* Start Given material *
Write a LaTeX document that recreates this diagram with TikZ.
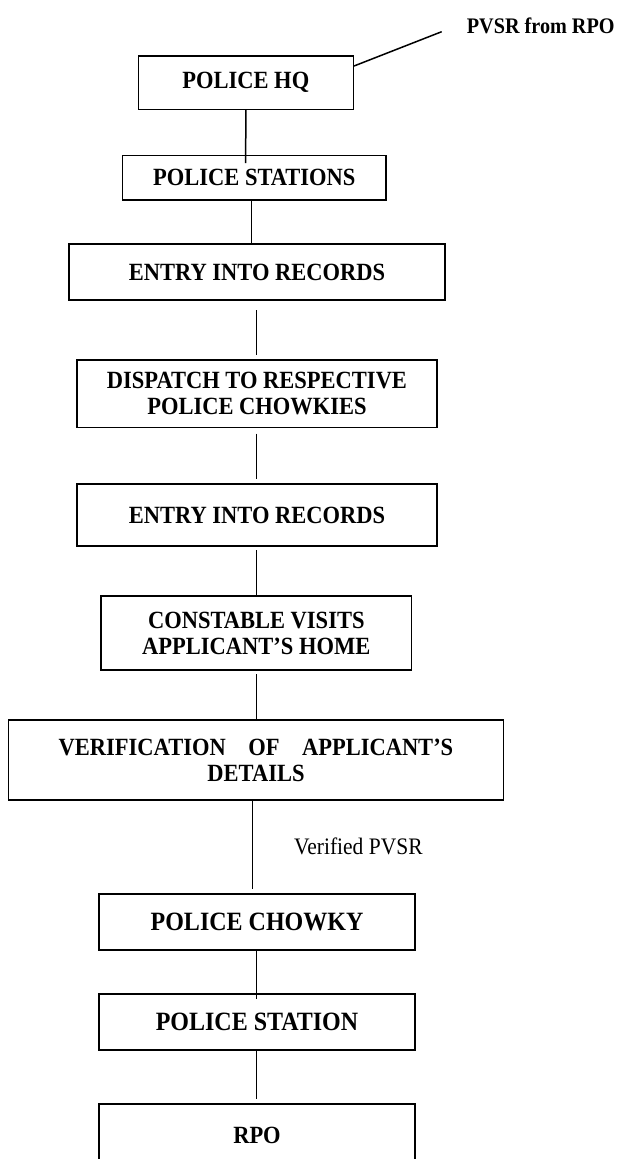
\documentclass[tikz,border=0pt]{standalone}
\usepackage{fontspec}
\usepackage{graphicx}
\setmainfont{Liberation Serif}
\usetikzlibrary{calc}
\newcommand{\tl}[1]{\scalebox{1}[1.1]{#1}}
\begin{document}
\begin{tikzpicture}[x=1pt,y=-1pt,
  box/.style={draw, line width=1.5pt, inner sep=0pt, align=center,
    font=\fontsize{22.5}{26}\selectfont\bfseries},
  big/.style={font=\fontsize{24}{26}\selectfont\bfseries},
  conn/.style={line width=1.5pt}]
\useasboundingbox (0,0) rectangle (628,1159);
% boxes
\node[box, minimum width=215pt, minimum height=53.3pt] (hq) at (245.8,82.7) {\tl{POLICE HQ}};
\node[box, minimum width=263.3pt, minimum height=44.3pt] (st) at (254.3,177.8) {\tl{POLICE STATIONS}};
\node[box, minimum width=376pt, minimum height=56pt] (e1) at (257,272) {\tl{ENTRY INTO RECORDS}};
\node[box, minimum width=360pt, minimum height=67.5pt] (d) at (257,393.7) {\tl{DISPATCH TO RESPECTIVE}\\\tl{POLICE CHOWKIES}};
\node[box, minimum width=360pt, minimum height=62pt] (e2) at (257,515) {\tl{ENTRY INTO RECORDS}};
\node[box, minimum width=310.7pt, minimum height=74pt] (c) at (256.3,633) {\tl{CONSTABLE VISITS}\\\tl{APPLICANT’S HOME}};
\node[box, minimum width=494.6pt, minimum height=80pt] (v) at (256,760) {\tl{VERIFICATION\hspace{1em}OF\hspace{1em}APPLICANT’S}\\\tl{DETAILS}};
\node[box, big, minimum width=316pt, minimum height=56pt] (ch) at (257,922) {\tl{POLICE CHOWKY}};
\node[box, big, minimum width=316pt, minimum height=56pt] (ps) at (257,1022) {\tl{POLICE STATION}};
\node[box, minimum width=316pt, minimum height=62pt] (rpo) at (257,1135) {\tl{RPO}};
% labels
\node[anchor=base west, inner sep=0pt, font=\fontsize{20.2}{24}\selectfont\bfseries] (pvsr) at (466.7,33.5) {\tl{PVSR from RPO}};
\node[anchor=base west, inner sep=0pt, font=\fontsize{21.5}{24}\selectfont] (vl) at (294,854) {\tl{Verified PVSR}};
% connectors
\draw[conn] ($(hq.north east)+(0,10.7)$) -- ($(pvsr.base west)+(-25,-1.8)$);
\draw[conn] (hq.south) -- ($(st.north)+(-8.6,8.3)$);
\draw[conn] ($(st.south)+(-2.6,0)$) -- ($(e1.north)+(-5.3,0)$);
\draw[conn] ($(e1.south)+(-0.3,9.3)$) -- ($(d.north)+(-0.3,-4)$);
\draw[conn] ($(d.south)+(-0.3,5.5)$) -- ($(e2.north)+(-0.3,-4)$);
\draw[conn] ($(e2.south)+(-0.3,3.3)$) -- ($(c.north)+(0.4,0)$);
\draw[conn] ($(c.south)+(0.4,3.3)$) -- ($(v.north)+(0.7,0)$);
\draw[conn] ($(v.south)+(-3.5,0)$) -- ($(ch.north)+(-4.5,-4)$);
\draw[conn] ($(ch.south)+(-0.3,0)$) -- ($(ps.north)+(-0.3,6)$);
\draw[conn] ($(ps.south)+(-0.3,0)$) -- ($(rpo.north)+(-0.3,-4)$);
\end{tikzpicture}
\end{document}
* End Given material *
*Task brief*.
Set the pictures aside and transcribe the data above exactly.

*Answer*.
Write a LaTeX document that recreates this diagram with TikZ.
\documentclass[tikz,border=0pt]{standalone}
\usepackage{fontspec}
\usepackage{graphicx}
\setmainfont{Liberation Serif}
\usetikzlibrary{calc}
\newcommand{\tl}[1]{\scalebox{1}[1.1]{#1}}
\begin{document}
\begin{tikzpicture}[x=1pt,y=-1pt,
  box/.style={draw, line width=1.5pt, inner sep=0pt, align=center,
    font=\fontsize{22.5}{26}\selectfont\bfseries},
  big/.style={font=\fontsize{24}{26}\selectfont\bfseries},
  conn/.style={line width=1.5pt}]
\useasboundingbox (0,0) rectangle (628,1159);
% boxes
\node[box, minimum width=215pt, minimum height=53.3pt] (hq) at (245.8,82.7) {\tl{POLICE HQ}};
\node[box, minimum width=263.3pt, minimum height=44.3pt] (st) at (254.3,177.8) {\tl{POLICE STATIONS}};
\node[box, minimum width=376pt, minimum height=56pt] (e1) at (257,272) {\tl{ENTRY INTO RECORDS}};
\node[box, minimum width=360pt, minimum height=67.5pt] (d) at (257,393.7) {\tl{DISPATCH TO RESPECTIVE}\\\tl{POLICE CHOWKIES}};
\node[box, minimum width=360pt, minimum height=62pt] (e2) at (257,515) {\tl{ENTRY INTO RECORDS}};
\node[box, minimum width=310.7pt, minimum height=74pt] (c) at (256.3,633) {\tl{CONSTABLE VISITS}\\\tl{APPLICANT’S HOME}};
\node[box, minimum width=494.6pt, minimum height=80pt] (v) at (256,760) {\tl{VERIFICATION\hspace{1em}OF\hspace{1em}APPLICANT’S}\\\tl{DETAILS}};
\node[box, big, minimum width=316pt, minimum height=56pt] (ch) at (257,922) {\tl{POLICE CHOWKY}};
\node[box, big, minimum width=316pt, minimum height=56pt] (ps) at (257,1022) {\tl{POLICE STATION}};
\node[box, minimum width=316pt, minimum height=62pt] (rpo) at (257,1135) {\tl{RPO}};
% labels
\node[anchor=base west, inner sep=0pt, font=\fontsize{20.2}{24}\selectfont\bfseries] (pvsr) at (466.7,33.5) {\tl{PVSR from RPO}};
\node[anchor=base west, inner sep=0pt, font=\fontsize{21.5}{24}\selectfont] (vl) at (294,854) {\tl{Verified PVSR}};
% connectors
\draw[conn] ($(hq.north east)+(0,10.7)$) -- ($(pvsr.base west)+(-25,-1.8)$);
\draw[conn] (hq.south) -- ($(st.north)+(-8.6,8.3)$);
\draw[conn] ($(st.south)+(-2.6,0)$) -- ($(e1.north)+(-5.3,0)$);
\draw[conn] ($(e1.south)+(-0.3,9.3)$) -- ($(d.north)+(-0.3,-4)$);
\draw[conn] ($(d.south)+(-0.3,5.5)$) -- ($(e2.north)+(-0.3,-4)$);
\draw[conn] ($(e2.south)+(-0.3,3.3)$) -- ($(c.north)+(0.4,0)$);
\draw[conn] ($(c.south)+(0.4,3.3)$) -- ($(v.north)+(0.7,0)$);
\draw[conn] ($(v.south)+(-3.5,0)$) -- ($(ch.north)+(-4.5,-4)$);
\draw[conn] ($(ch.south)+(-0.3,0)$) -- ($(ps.north)+(-0.3,6)$);
\draw[conn] ($(ps.south)+(-0.3,0)$) -- ($(rpo.north)+(-0.3,-4)$);
\end{tikzpicture}
\end{document}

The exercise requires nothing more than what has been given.